[Instructions to follow] Only the pictures are omitted; repeat all other data exactly.

---

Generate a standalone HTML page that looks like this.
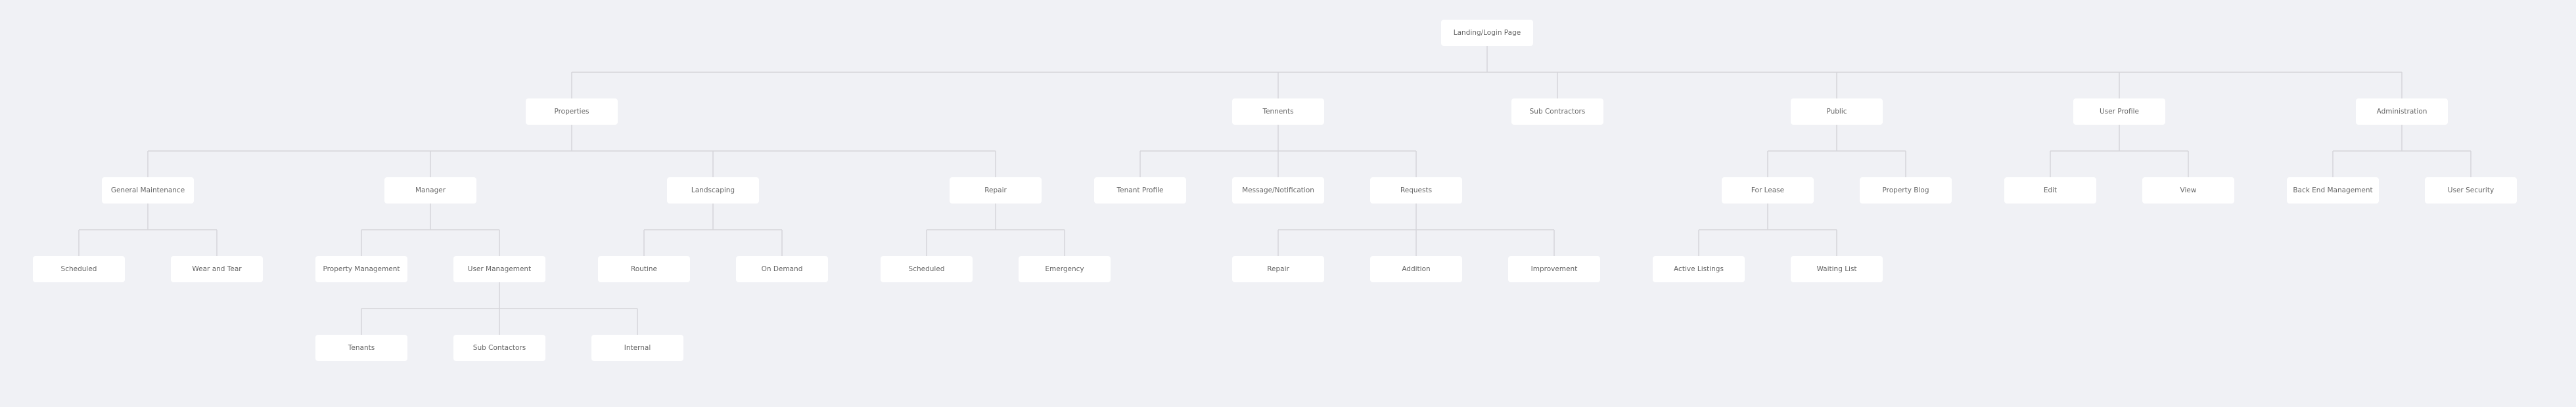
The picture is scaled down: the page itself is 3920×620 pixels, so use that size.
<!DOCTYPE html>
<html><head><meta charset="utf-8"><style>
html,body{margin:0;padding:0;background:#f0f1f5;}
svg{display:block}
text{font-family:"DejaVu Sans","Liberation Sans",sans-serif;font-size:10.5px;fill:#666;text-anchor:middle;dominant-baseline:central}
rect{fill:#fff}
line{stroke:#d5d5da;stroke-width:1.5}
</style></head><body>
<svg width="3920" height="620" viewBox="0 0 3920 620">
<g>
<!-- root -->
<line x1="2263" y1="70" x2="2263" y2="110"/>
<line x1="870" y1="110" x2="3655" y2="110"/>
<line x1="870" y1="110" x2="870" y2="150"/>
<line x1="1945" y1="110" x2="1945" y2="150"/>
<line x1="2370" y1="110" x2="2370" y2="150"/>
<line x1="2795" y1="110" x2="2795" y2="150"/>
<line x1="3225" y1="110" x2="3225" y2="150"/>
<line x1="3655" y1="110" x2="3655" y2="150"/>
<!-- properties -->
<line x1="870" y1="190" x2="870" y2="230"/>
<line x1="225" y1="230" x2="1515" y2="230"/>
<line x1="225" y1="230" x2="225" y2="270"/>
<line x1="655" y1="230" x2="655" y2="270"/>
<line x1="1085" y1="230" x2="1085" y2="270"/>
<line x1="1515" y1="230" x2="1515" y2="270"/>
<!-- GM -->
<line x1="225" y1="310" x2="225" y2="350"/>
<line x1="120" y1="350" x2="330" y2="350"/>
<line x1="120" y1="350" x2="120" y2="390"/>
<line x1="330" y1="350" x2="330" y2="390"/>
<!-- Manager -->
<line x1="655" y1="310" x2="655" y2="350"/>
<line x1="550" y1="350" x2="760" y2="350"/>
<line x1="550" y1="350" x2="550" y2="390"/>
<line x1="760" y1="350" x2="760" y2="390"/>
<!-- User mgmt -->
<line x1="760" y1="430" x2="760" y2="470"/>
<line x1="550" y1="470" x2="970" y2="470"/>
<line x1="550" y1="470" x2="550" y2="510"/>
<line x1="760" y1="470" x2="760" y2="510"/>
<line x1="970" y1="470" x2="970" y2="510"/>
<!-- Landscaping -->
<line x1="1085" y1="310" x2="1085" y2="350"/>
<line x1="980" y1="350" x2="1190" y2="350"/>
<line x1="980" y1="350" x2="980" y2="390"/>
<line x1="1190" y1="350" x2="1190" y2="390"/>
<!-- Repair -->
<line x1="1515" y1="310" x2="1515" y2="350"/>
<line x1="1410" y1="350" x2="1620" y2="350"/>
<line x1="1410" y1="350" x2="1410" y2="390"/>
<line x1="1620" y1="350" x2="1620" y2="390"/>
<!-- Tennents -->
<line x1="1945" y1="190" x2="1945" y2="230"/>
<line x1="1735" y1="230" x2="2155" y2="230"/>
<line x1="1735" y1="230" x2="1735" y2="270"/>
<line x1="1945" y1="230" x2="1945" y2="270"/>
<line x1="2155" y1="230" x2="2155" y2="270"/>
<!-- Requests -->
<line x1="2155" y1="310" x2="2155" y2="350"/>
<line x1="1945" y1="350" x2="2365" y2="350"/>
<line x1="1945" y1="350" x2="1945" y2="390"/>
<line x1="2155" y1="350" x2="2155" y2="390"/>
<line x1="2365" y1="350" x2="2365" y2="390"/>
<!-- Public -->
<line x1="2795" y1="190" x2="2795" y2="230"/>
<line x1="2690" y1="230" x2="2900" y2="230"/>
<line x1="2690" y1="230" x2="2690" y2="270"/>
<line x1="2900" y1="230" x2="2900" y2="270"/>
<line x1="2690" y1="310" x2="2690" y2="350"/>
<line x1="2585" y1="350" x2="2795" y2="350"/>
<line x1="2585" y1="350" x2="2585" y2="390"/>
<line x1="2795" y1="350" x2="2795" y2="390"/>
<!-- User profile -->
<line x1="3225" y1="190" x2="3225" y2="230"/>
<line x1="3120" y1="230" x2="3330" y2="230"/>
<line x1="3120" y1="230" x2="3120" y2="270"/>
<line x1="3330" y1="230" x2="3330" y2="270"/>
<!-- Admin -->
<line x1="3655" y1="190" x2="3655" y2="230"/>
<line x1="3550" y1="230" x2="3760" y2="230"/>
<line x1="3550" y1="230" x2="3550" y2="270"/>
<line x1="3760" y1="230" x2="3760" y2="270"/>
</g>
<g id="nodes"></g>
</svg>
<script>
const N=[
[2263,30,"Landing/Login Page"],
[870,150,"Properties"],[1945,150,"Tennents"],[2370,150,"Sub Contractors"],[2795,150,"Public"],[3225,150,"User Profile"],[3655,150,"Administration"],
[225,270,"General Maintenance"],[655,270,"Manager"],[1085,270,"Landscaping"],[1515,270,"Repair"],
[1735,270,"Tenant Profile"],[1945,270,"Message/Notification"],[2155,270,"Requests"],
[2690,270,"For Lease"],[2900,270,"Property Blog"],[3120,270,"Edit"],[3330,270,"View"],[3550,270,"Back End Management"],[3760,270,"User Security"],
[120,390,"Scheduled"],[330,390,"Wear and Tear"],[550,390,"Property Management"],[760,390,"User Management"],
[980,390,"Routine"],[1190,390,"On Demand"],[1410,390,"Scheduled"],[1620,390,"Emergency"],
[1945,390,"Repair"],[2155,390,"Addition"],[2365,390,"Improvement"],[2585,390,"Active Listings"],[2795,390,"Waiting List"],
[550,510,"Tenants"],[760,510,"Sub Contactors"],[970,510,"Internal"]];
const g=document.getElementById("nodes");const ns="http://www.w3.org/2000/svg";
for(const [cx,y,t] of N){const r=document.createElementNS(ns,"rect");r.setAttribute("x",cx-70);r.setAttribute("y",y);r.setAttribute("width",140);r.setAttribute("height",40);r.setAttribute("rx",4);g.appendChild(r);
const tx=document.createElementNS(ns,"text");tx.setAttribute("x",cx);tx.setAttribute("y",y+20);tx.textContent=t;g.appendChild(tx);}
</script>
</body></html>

---

[Result for this task]
Generate a standalone HTML page that looks like this.
The picture is scaled down: the page itself is 3920×620 pixels, so use that size.
<!DOCTYPE html>
<html><head><meta charset="utf-8"><style>
html,body{margin:0;padding:0;background:#f0f1f5;}
svg{display:block}
text{font-family:"DejaVu Sans","Liberation Sans",sans-serif;font-size:10.5px;fill:#666;text-anchor:middle;dominant-baseline:central}
rect{fill:#fff}
line{stroke:#d5d5da;stroke-width:1.5}
</style></head><body>
<svg width="3920" height="620" viewBox="0 0 3920 620">
<g>
<!-- root -->
<line x1="2263" y1="70" x2="2263" y2="110"/>
<line x1="870" y1="110" x2="3655" y2="110"/>
<line x1="870" y1="110" x2="870" y2="150"/>
<line x1="1945" y1="110" x2="1945" y2="150"/>
<line x1="2370" y1="110" x2="2370" y2="150"/>
<line x1="2795" y1="110" x2="2795" y2="150"/>
<line x1="3225" y1="110" x2="3225" y2="150"/>
<line x1="3655" y1="110" x2="3655" y2="150"/>
<!-- properties -->
<line x1="870" y1="190" x2="870" y2="230"/>
<line x1="225" y1="230" x2="1515" y2="230"/>
<line x1="225" y1="230" x2="225" y2="270"/>
<line x1="655" y1="230" x2="655" y2="270"/>
<line x1="1085" y1="230" x2="1085" y2="270"/>
<line x1="1515" y1="230" x2="1515" y2="270"/>
<!-- GM -->
<line x1="225" y1="310" x2="225" y2="350"/>
<line x1="120" y1="350" x2="330" y2="350"/>
<line x1="120" y1="350" x2="120" y2="390"/>
<line x1="330" y1="350" x2="330" y2="390"/>
<!-- Manager -->
<line x1="655" y1="310" x2="655" y2="350"/>
<line x1="550" y1="350" x2="760" y2="350"/>
<line x1="550" y1="350" x2="550" y2="390"/>
<line x1="760" y1="350" x2="760" y2="390"/>
<!-- User mgmt -->
<line x1="760" y1="430" x2="760" y2="470"/>
<line x1="550" y1="470" x2="970" y2="470"/>
<line x1="550" y1="470" x2="550" y2="510"/>
<line x1="760" y1="470" x2="760" y2="510"/>
<line x1="970" y1="470" x2="970" y2="510"/>
<!-- Landscaping -->
<line x1="1085" y1="310" x2="1085" y2="350"/>
<line x1="980" y1="350" x2="1190" y2="350"/>
<line x1="980" y1="350" x2="980" y2="390"/>
<line x1="1190" y1="350" x2="1190" y2="390"/>
<!-- Repair -->
<line x1="1515" y1="310" x2="1515" y2="350"/>
<line x1="1410" y1="350" x2="1620" y2="350"/>
<line x1="1410" y1="350" x2="1410" y2="390"/>
<line x1="1620" y1="350" x2="1620" y2="390"/>
<!-- Tennents -->
<line x1="1945" y1="190" x2="1945" y2="230"/>
<line x1="1735" y1="230" x2="2155" y2="230"/>
<line x1="1735" y1="230" x2="1735" y2="270"/>
<line x1="1945" y1="230" x2="1945" y2="270"/>
<line x1="2155" y1="230" x2="2155" y2="270"/>
<!-- Requests -->
<line x1="2155" y1="310" x2="2155" y2="350"/>
<line x1="1945" y1="350" x2="2365" y2="350"/>
<line x1="1945" y1="350" x2="1945" y2="390"/>
<line x1="2155" y1="350" x2="2155" y2="390"/>
<line x1="2365" y1="350" x2="2365" y2="390"/>
<!-- Public -->
<line x1="2795" y1="190" x2="2795" y2="230"/>
<line x1="2690" y1="230" x2="2900" y2="230"/>
<line x1="2690" y1="230" x2="2690" y2="270"/>
<line x1="2900" y1="230" x2="2900" y2="270"/>
<line x1="2690" y1="310" x2="2690" y2="350"/>
<line x1="2585" y1="350" x2="2795" y2="350"/>
<line x1="2585" y1="350" x2="2585" y2="390"/>
<line x1="2795" y1="350" x2="2795" y2="390"/>
<!-- User profile -->
<line x1="3225" y1="190" x2="3225" y2="230"/>
<line x1="3120" y1="230" x2="3330" y2="230"/>
<line x1="3120" y1="230" x2="3120" y2="270"/>
<line x1="3330" y1="230" x2="3330" y2="270"/>
<!-- Admin -->
<line x1="3655" y1="190" x2="3655" y2="230"/>
<line x1="3550" y1="230" x2="3760" y2="230"/>
<line x1="3550" y1="230" x2="3550" y2="270"/>
<line x1="3760" y1="230" x2="3760" y2="270"/>
</g>
<g id="nodes"></g>
</svg>
<script>
const N=[
[2263,30,"Landing/Login Page"],
[870,150,"Properties"],[1945,150,"Tennents"],[2370,150,"Sub Contractors"],[2795,150,"Public"],[3225,150,"User Profile"],[3655,150,"Administration"],
[225,270,"General Maintenance"],[655,270,"Manager"],[1085,270,"Landscaping"],[1515,270,"Repair"],
[1735,270,"Tenant Profile"],[1945,270,"Message/Notification"],[2155,270,"Requests"],
[2690,270,"For Lease"],[2900,270,"Property Blog"],[3120,270,"Edit"],[3330,270,"View"],[3550,270,"Back End Management"],[3760,270,"User Security"],
[120,390,"Scheduled"],[330,390,"Wear and Tear"],[550,390,"Property Management"],[760,390,"User Management"],
[980,390,"Routine"],[1190,390,"On Demand"],[1410,390,"Scheduled"],[1620,390,"Emergency"],
[1945,390,"Repair"],[2155,390,"Addition"],[2365,390,"Improvement"],[2585,390,"Active Listings"],[2795,390,"Waiting List"],
[550,510,"Tenants"],[760,510,"Sub Contactors"],[970,510,"Internal"]];
const g=document.getElementById("nodes");const ns="http://www.w3.org/2000/svg";
for(const [cx,y,t] of N){const r=document.createElementNS(ns,"rect");r.setAttribute("x",cx-70);r.setAttribute("y",y);r.setAttribute("width",140);r.setAttribute("height",40);r.setAttribute("rx",4);g.appendChild(r);
const tx=document.createElementNS(ns,"text");tx.setAttribute("x",cx);tx.setAttribute("y",y+20);tx.textContent=t;g.appendChild(tx);}
</script>
</body></html>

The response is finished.